| RAW RECORDS |
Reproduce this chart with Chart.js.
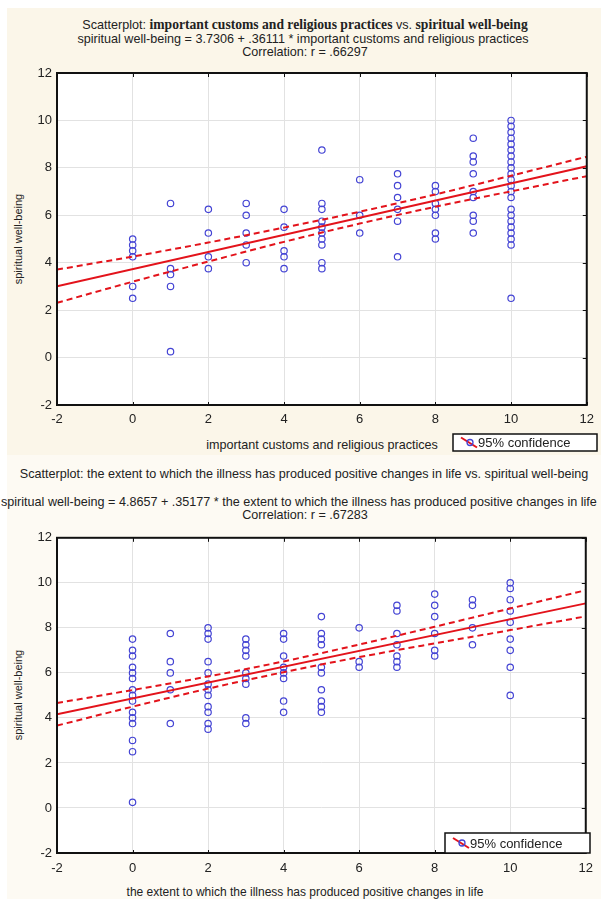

* * *

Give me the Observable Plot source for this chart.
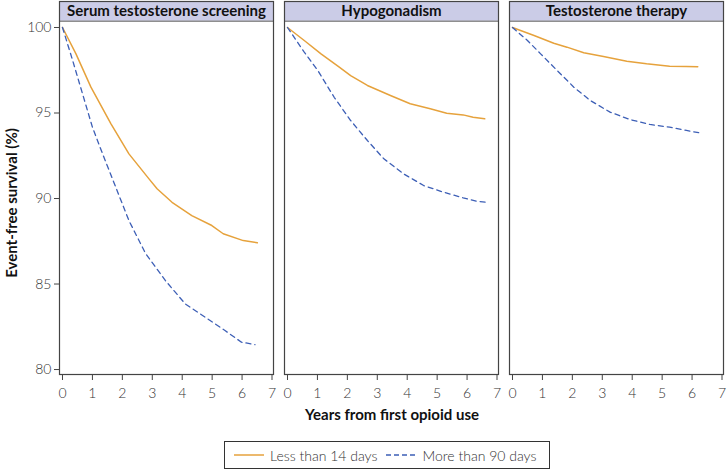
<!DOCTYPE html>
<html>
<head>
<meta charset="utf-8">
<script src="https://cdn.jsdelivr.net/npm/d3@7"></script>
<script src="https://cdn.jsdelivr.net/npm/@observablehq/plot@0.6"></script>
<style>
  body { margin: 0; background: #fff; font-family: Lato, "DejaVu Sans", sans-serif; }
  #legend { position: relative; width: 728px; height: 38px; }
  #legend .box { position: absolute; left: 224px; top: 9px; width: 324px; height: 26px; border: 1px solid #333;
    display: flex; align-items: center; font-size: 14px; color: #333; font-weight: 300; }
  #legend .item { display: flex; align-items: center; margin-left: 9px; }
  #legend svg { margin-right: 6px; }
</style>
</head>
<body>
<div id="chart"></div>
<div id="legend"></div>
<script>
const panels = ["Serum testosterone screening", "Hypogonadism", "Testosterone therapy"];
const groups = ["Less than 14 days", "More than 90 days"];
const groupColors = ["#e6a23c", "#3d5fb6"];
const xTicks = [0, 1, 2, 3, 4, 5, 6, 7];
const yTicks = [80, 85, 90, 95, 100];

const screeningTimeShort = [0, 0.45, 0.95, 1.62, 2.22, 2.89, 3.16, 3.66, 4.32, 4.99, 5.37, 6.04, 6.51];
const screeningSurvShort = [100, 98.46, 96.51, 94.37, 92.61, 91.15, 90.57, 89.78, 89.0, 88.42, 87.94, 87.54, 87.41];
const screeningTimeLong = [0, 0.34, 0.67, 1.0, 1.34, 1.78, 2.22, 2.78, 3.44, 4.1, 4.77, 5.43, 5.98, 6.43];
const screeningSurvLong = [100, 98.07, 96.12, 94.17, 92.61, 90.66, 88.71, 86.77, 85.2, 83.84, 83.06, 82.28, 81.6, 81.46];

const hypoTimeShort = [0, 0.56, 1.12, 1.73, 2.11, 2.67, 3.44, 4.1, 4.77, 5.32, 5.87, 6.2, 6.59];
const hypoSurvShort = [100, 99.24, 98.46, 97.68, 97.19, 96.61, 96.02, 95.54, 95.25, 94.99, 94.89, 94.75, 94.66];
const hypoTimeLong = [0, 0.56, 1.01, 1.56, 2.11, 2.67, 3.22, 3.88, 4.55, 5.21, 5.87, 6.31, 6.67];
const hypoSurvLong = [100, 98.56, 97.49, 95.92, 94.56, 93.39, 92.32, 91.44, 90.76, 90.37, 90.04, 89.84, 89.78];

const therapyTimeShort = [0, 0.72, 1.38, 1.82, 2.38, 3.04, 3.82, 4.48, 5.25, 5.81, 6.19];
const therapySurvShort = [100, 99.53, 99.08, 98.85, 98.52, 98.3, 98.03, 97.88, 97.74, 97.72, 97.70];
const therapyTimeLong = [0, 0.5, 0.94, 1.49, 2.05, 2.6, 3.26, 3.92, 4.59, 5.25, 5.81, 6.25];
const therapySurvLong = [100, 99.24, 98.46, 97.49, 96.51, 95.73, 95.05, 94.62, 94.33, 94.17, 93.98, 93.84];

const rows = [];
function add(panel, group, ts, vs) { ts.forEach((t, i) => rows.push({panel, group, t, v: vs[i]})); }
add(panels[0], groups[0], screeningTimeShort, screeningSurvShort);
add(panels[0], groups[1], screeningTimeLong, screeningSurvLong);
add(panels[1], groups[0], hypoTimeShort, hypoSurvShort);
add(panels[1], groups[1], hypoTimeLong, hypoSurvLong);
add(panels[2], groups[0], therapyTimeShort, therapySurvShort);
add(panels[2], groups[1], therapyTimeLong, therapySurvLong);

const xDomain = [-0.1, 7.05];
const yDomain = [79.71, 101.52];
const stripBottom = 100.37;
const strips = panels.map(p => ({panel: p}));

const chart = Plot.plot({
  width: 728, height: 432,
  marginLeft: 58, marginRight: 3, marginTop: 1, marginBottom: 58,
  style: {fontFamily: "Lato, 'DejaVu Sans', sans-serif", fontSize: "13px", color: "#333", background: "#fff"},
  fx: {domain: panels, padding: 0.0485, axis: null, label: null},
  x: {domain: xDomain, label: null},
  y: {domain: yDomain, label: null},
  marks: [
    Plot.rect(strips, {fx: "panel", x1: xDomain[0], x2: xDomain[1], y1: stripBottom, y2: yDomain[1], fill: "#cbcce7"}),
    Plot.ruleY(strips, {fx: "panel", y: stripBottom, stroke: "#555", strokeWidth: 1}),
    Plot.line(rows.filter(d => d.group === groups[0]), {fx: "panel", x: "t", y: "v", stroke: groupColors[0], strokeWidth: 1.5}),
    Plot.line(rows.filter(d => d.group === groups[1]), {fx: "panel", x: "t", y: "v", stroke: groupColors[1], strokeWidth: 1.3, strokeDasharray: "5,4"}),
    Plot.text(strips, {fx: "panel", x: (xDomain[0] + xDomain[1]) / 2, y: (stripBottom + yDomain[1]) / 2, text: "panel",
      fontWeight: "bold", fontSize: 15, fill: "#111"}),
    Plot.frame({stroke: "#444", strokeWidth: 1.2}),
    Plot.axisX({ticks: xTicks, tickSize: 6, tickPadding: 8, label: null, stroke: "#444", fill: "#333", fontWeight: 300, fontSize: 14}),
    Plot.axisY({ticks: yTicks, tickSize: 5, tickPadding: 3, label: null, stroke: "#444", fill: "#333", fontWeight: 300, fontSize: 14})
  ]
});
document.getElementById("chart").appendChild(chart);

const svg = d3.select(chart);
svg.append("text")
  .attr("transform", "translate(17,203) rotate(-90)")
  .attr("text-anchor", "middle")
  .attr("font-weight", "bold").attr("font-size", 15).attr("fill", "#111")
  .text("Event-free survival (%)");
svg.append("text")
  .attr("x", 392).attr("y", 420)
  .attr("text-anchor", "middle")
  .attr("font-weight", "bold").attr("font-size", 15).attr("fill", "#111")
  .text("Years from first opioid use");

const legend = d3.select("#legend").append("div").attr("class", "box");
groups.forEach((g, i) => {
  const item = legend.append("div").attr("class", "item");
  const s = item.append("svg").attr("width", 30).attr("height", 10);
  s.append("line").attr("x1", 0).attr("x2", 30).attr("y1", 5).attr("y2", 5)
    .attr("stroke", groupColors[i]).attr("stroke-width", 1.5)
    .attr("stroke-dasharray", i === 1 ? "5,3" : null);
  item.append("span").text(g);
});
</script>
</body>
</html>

| EXERCISE DESCRIPTION |
From the entries, copy out each line containing the word "chart".

| ANSWER IN FULL |
Reproduce this chart with Chart.js.
Give me the Observable Plot source for this chart.
<div id="chart"></div>
const chart = Plot.plot({
document.getElementById("chart").appendChild(chart);
const svg = d3.select(chart);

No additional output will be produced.